Je suis accueilli par une une vingtaine de membres d’équipage. C’est fou ce moment. Ils me prennent dans leur bras, me félicitent. Avant que je n’ai eu le temps de dire ouf, ils m’emmènent dans une salle, j’ôte pas combinaison de survie. « Mais tu es sec » hallucinent-ils. Oui oui nous sommes équipés sur nos bateaux de course ! J’ai pris une douche et ai mis une tenue de l’équipage.
C’est une fois à bord du cargo que la peur et l’adrénaline sont venus. Mes jambes tremblaient. C’est fou cette capacité animale qu’a l’Homme à gérer une situation de survie. Et puis ça retombe. La mort n’a pas voulu de moi aujourd’hui ou plutôt la vie n’a pas voulu que je la quitte. Je suis dévasté mais le plus heureux des hommes car ce soir ma femme et mes filles ne vont pas se coucher en pleurant.
À la sortie de la douche je suis reçu par le capitaine et son second. Nous tombons dans les bras les uns des autres.
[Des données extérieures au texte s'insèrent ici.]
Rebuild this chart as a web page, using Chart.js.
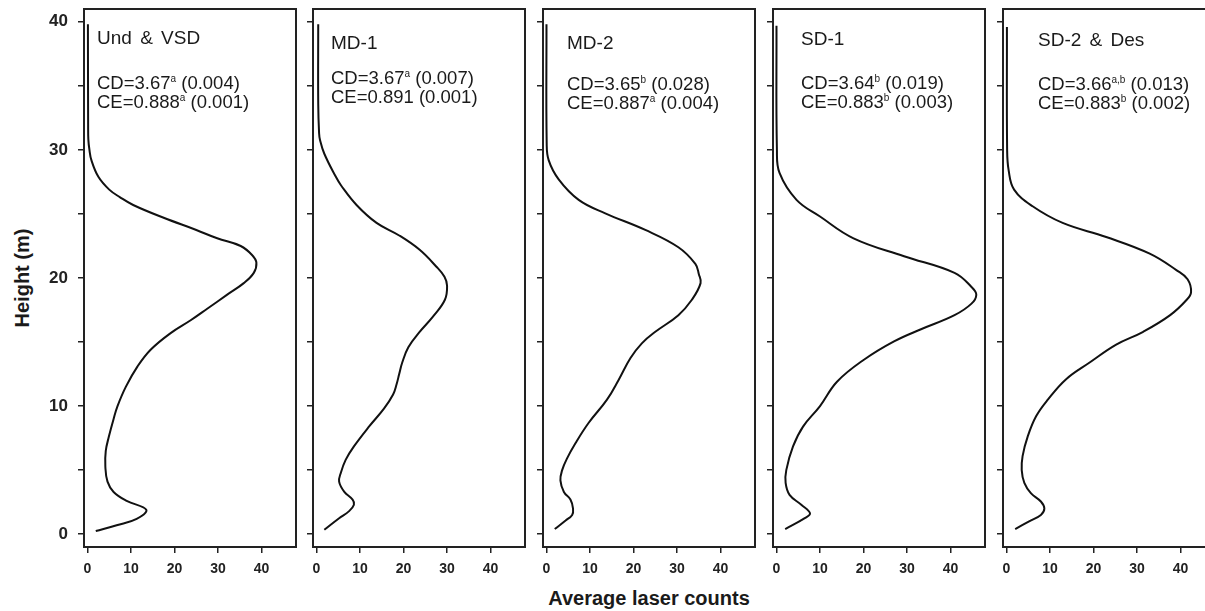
<!DOCTYPE html>
<html>
<head>
<meta charset="utf-8">
<script src="https://cdn.jsdelivr.net/npm/chart.js@4.4.1/dist/chart.umd.min.js"></script>
<style>
    html, body { margin: 0; padding: 0; background: #fff; overflow: hidden; }
    #wrap {
        position: relative; width: 1205px; height: 611px; overflow: hidden;
        font-family: "Liberation Sans", Arial, sans-serif; color: #1a1a1a;
    }
    canvas.panel { position: absolute; top: 0; }
    .note { position: absolute; white-space: nowrap; }
    .note.name { font-size: 19px; line-height: 18px; word-spacing: 3px; }
    .note.stat { font-size: 18.5px; line-height: 19px; }
    .note sup { font-size: 10px; line-height: 0; vertical-align: 7px; }
    .axis-title { position: absolute; font-weight: bold; white-space: nowrap; }
</style>
</head>
<body>
<div id="wrap">
    <div class="axis-title" id="ytitle" style="left:22px; top:278px; font-size:20px; transform:translate(-50%,-50%) rotate(-90deg);">Height (m)</div>
    <div class="axis-title" id="xtitle" style="left:649px; top:598px; font-size:20px; transform:translate(-50%,-50%);">Average laser counts</div>
</div>
<script>
// panel labels and statistics
const panelNames = ["Und & VSD", "MD-1", "MD-2", "SD-1", "SD-2 & Des"];
const cdValues = ["3.67", "3.67", "3.65", "3.64", "3.66"];
const cdSup = ["a", "a", "b", "b", "a,b"];
const cdSe = ["0.004", "0.007", "0.028", "0.019", "0.013"];
const ceValues = ["0.888", "0.891", "0.887", "0.883", "0.883"];
const ceSup = ["a", "", "a", "b", "b"];
const ceSe = ["0.001", "0.001", "0.004", "0.003", "0.002"];

// axes
const xTicks = [0, 10, 20, 30, 40];
const yTicks = [0, 5, 10, 15, 20, 25, 30, 35, 40];

// profiles: height (m) and average laser counts
const heightsUnd = [0.25, 0.7, 1.2, 1.9, 2.6, 3.3, 4.1, 5.3, 6.5, 7.6, 9.0, 10.0, 11.5, 13.1, 14.4, 15.7, 16.7, 17.6, 18.7, 19.6, 20.4, 21.2, 21.8, 22.5, 23.1, 23.75, 24.7, 25.7, 26.3, 26.9, 27.9, 29.2, 30.0, 30.8, 32.0, 39.8];
const countsUnd = [1.9, 6.7, 11.3, 13.5, 9.0, 6.0, 4.6, 4.1, 4.2, 4.9, 6.0, 6.9, 8.8, 11.5, 14.5, 19.1, 23.7, 27.5, 32.1, 35.9, 38.2, 38.8, 37.8, 35.2, 29.8, 25.0, 17.5, 10.5, 7.5, 5.0, 2.5, 0.9, 0.45, 0.2, 0.15, 0.1];

const heightsMd1 = [0.34, 1.25, 1.8, 2.3, 2.7, 3.3, 4.1, 4.8, 5.8, 6.85, 8.45, 9.8, 10.9, 11.7, 12.5, 13.4, 14.6, 15.75, 17.0, 18.3, 19.4, 20.1, 20.9, 22.2, 23.3, 24.3, 25.7, 27.2, 27.9, 29.7, 30.8, 31.3, 33.6, 39.8];
const countsMd1 = [1.8, 5.2, 7.5, 8.6, 8.3, 6.4, 5.2, 5.6, 6.7, 8.6, 12.2, 15.5, 17.6, 18.4, 19.0, 19.7, 21.1, 23.6, 26.8, 29.5, 30.0, 29.4, 27.5, 23.7, 19.1, 13.8, 9.2, 5.7, 4.45, 1.8, 0.8, 0.6, 0.4, 0.4];

const heightsMd2 = [0.4, 1.07, 1.5, 2.0, 2.7, 3.3, 4.2, 5.0, 5.9, 7.1, 8.7, 10.5, 12.06, 13.75, 14.9, 15.8, 17.1, 18.3, 19.6, 20.3, 21.1, 22.4, 23.75, 25.05, 26.1, 27.7, 29.2, 30.5, 39.8];
const countsMd2 = [1.9, 4.4, 5.9, 6.1, 5.5, 4.0, 3.2, 3.6, 4.7, 6.65, 9.7, 13.9, 16.6, 19.3, 21.9, 25.0, 30.3, 33.4, 35.4, 35.0, 34.2, 30.3, 22.7, 13.5, 7.4, 2.8, 0.5, 0.05, 0.0];

const heightsSd1 = [0.4, 1.25, 1.64, 2.3, 3.07, 4.0, 5.0, 6.85, 8.4, 10.0, 11.9, 13.6, 15.05, 16.0, 17.1, 18.0, 18.7, 19.3, 20.4, 21.7, 23.1, 24.8, 26.1, 28.2, 30.0, 39.7];
const countsSd1 = [2.0, 6.5, 7.7, 5.7, 3.0, 2.1, 2.25, 3.8, 6.1, 10.0, 13.9, 20.0, 27.0, 33.2, 40.9, 44.8, 45.9, 44.8, 40.9, 29.3, 17.7, 10.0, 4.6, 0.7, 0.1, 0.0];

const heightsSd2 = [0.4, 1.0, 1.5, 2.0, 2.55, 3.2, 4.0, 5.0, 6.1, 7.6, 9.2, 10.5, 12.1, 13.4, 14.8, 15.8, 17.1, 18.3, 18.9, 19.9, 20.6, 21.9, 23.2, 24.3, 25.6, 26.9, 28.4, 30.0, 39.6];
const countsSd2 = [2.0, 5.2, 7.9, 8.7, 7.9, 5.6, 4.1, 3.5, 3.7, 4.85, 6.8, 9.5, 13.7, 19.1, 25.2, 31.4, 37.6, 41.4, 42.4, 41.6, 39.1, 32.9, 22.9, 12.9, 6.0, 1.75, 0.5, 0.15, 0.1];

const profiles = [
    { heights: heightsUnd, counts: countsUnd },
    { heights: heightsMd1, counts: countsMd1 },
    { heights: heightsMd2, counts: countsMd2 },
    { heights: heightsSd1, counts: countsSd1 },
    { heights: heightsSd2, counts: countsSd2 },
];

// layout (pixels)
const panelLeft = [84, 313, 543, 773, 1003];
const PANEL_W = 212;
const Y_AXIS_W = 60;
const CANVAS_H = 590;
const X_AXIS_H = 43;
const noteLeft = [97, 331, 567, 801, 1038];
const nameTop = [29, 34, 34, 30, 31];
const statTop = [73, 68, 74, 73, 74];

const FONT = "'Liberation Sans', Arial, sans-serif";
const INK = "#222";

const framePlugin = {
    id: "frame",
    afterDraw(chart) {
        const { ctx, chartArea: a } = chart;
        ctx.save();
        ctx.strokeStyle = INK;
        ctx.lineWidth = 2;
        ctx.strokeRect(a.left, a.top, a.right - a.left, a.bottom - a.top);
        ctx.restore();
    },
};

const wrap = document.getElementById("wrap");

profiles.forEach((p, i) => {
    const canvas = document.createElement("canvas");
    canvas.className = "panel";
    canvas.width = Y_AXIS_W + PANEL_W + 4;
    canvas.height = CANVAS_H;
    canvas.style.left = panelLeft[i] - Y_AXIS_W + "px";
    wrap.appendChild(canvas);

    new Chart(canvas, {
        type: "scatter",
        data: {
            datasets: [
                {
                    data: p.heights.map((h, k) => ({ x: p.counts[k], y: h })),
                    showLine: true,
                    borderColor: "#111",
                    borderWidth: 2,
                    pointRadius: 0,
                    tension: 0.4,
                    fill: false,
                },
            ],
        },
        options: {
            responsive: false,
            animation: false,
            devicePixelRatio: 1,
            layout: { padding: { top: 9, right: 4, bottom: 0, left: 0 } },
            plugins: { legend: { display: false }, tooltip: { enabled: false } },
            scales: {
                x: {
                    type: "linear",
                    min: -0.8,
                    max: 47.9,
                    afterBuildTicks: (s) => {
                        s.ticks = xTicks.map((v) => ({ value: v }));
                    },
                    afterFit: (s) => {
                        s.height = X_AXIS_H;
                        s.paddingLeft = 0;
                        s.paddingRight = 0;
                    },
                    border: { display: false },
                    grid: { drawOnChartArea: false, drawTicks: true, tickLength: 6, color: INK, lineWidth: 1.5 },
                    ticks: {
                        autoSkip: false,
                        maxRotation: 0,
                        padding: 8,
                        color: INK,
                        font: { family: FONT, size: 14, weight: "bold" },
                    },
                },
                y: {
                    type: "linear",
                    min: -1,
                    max: 41,
                    afterBuildTicks: (s) => {
                        s.ticks = yTicks.map((v) => ({ value: v }));
                    },
                    afterFit: (s) => {
                        s.width = Y_AXIS_W;
                        s.paddingTop = 0;
                        s.paddingBottom = 0;
                    },
                    border: { display: false },
                    grid: { drawOnChartArea: false, drawTicks: true, tickLength: 6, color: INK, lineWidth: 1.5 },
                    ticks: {
                        padding: 10,
                        color: INK,
                        font: { family: FONT, size: 17, weight: "bold" },
                        callback: (v) => (i === 0 && v % 10 === 0 ? String(v) : ""),
                    },
                },
            },
        },
        plugins: [framePlugin],
    });

    // annotation text
    const name = document.createElement("div");
    name.className = "note name";
    name.style.left = noteLeft[i] + "px";
    name.style.top = nameTop[i] + "px";
    name.textContent = panelNames[i];
    wrap.appendChild(name);

    const stat = document.createElement("div");
    stat.className = "note stat";
    stat.style.left = noteLeft[i] + "px";
    stat.style.top = statTop[i] + "px";
    const cdSupHtml = cdSup[i] ? "<sup>" + cdSup[i] + "</sup>" : "";
    const ceSupHtml = ceSup[i] ? "<sup>" + ceSup[i] + "</sup>" : "";
    stat.innerHTML =
        "CD=" + cdValues[i] + cdSupHtml + " (" + cdSe[i] + ")<br>" +
        "CE=" + ceValues[i] + ceSupHtml + " (" + ceSe[i] + ")";
    wrap.appendChild(stat);
});
</script>
</body>
</html>
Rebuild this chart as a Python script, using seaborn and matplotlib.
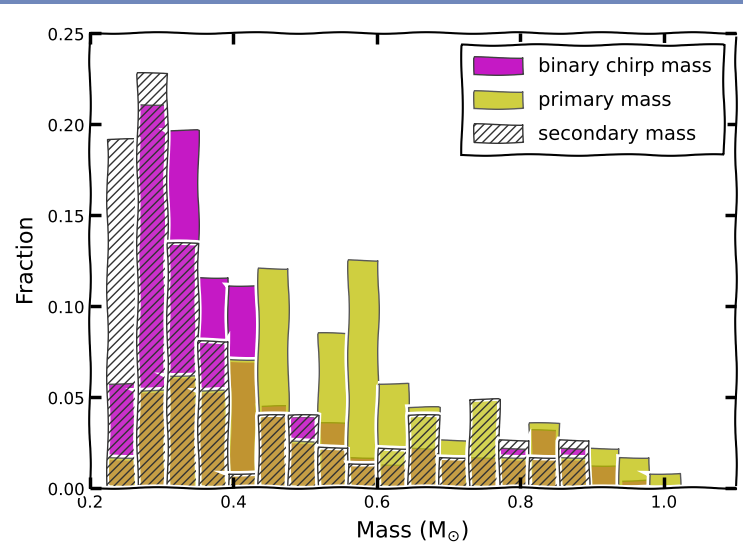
import numpy as np
import pandas as pd
import matplotlib
matplotlib.use("Agg")
import matplotlib.pyplot as plt
from matplotlib.patches import Rectangle
from matplotlib.patheffects import AbstractPathEffect, Normal
import seaborn as sns

# Histogram bins in solar masses
bin_start = 0.224
bin_width = 0.042
n_bins = 19

# Fraction of systems per bin
chirp_mass = [0.0575, 0.211, 0.1967, 0.1161, 0.1115, 0.045, 0.039, 0.0355, 0.0172,
              0.013, 0.0218, 0.0168, 0.0172, 0.0218, 0.0319, 0.0218, 0.0126, 0.0044, 0.0]
primary_mass = [0.0172, 0.0538, 0.0621, 0.0538, 0.0712, 0.1207, 0.026, 0.0854, 0.1256,
                0.0575, 0.0447, 0.0264, 0.0487, 0.0172, 0.0359, 0.0172, 0.0218, 0.0172, 0.0081]
secondary_mass = [0.192, 0.228, 0.1348, 0.081, 0.0084, 0.040, 0.040, 0.0227, 0.0136,
                  0.022, 0.040, 0.0172, 0.0487, 0.0264, 0.0172, 0.0264, 0.0, 0.0, 0.0]

series_labels = ["binary chirp mass", "primary mass", "secondary mass"]
x_ticks = [0.2, 0.4, 0.6, 0.8, 1.0]
y_ticks = [0.00, 0.05, 0.10, 0.15, 0.20, 0.25]

edges = [float(e) for e in bin_start + bin_width * np.arange(n_bins + 1)]
centers = [0.5 * (a + b) for a, b in zip(edges[:-1], edges[1:])]

df = pd.DataFrame({"mass": centers, "chirp": chirp_mass,
                   "primary": primary_mass, "secondary": secondary_mass})

# (weights column, label, face rgba, edge colour, hatch)
layers = [
    ("chirp", series_labels[0], (0.75, 0.0, 0.75, 0.9), "0.25", None),
    ("primary", series_labels[1], (0.75, 0.75, 0.0, 0.75), "0.35", None),
    ("secondary", series_labels[2], (1.0, 1.0, 1.0, 0.1), "0.2", "////"),
]


class WhiteHalo(AbstractPathEffect):
    """White outline behind a patch, without filling its face a second time."""

    def __init__(self, linewidth=4):
        super().__init__()
        self._lw = linewidth

    def draw_path(self, renderer, gc, tpath, affine, rgbFace=None):
        gc0 = renderer.new_gc()
        gc0.copy_properties(gc)
        gc0.set_foreground("w")
        gc0.set_linewidth(self._lw)
        gc0.set_hatch(None)
        renderer.draw_path(gc0, tpath, affine, None)
        gc0.restore()


halo = [WhiteHalo(4), Normal()]

with plt.xkcd(scale=0.8, length=100, randomness=2):
    plt.rcParams["font.family"] = ["DejaVu Sans"]
    fig = plt.figure(figsize=(7.43, 5.54), dpi=100)
    ax = fig.add_axes([0.121, 0.119, 0.869, 0.821])

    for col, label, face, edge, hatch in layers:
        n_before = len(ax.patches)
        extra = {"hatch": hatch} if hatch else {}
        sns.histplot(data=df, x="mass", weights=col, bins=edges, stat="count",
                     element="bars", ax=ax, edgecolor=edge, linewidth=1.0,
                     label=label, **extra)
        for patch in ax.patches[n_before:]:
            patch.set_alpha(None)
            patch.set_facecolor(face)
            patch.set_edgecolor(edge)
            patch.set_path_effects(halo)

    ax.set_axisbelow(False)
    ax.set_xlim(0.2, 1.1)
    ax.set_ylim(0, 0.25)
    ax.set_xticks(x_ticks)
    ax.set_xticklabels([f"{t:.1f}" for t in x_ticks])
    ax.set_yticks(y_ticks)
    ax.set_yticklabels([f"{t:.2f}" for t in y_ticks])
    ax.tick_params(axis="both", which="major", direction="in", length=8, width=2.5,
                   top=True, right=True, labelsize=12, pad=4)
    for tick in ax.xaxis.get_major_ticks() + ax.yaxis.get_major_ticks():
        tick.tick1line.set_path_effects([])
        tick.tick2line.set_path_effects([])
    ax.set_xlabel(r"Mass (M$_{\odot}$)", fontsize=16, labelpad=6)
    ax.set_ylabel("Fraction", fontsize=16, labelpad=8)

    leg = ax.legend(loc="upper right", fontsize=14, frameon=True, fancybox=False,
                    edgecolor="black", framealpha=1, handlelength=2.5,
                    handleheight=1.0, labelspacing=0.75, borderpad=0.6,
                    borderaxespad=0.6)
    leg.get_frame().set_linewidth(1.5)
    for handle in leg.get_patches():
        handle.set_path_effects(halo)

    # thin banner along the top edge of the figure
    banner = Rectangle((0, 1 - 4 / 554), 1, 4 / 554, transform=fig.transFigure,
                       facecolor="#7088bb", edgecolor="none")
    banner.set_sketch_params(None)
    banner.set_path_effects([])
    fig.add_artist(banner)

    fig.savefig("out.png", dpi=100)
Ils ont aussi les jambes qui tremblent me disent- ils.
Cette aventure n’altère en rien ma passion pour mon métier et pour l’océan.
Je remercie mon équipe, la direction de course de la Route du Rhum – Destination Guadeloupe, les équipes de secours, qui ont oeuvré pour que cette opération de sauvetage se déroule dans les meilleures conditions possibles.
Je pense aussi à mes partenaires. Je les remercie de leur confiance. Je vais rebondir. Nous allons rebondir.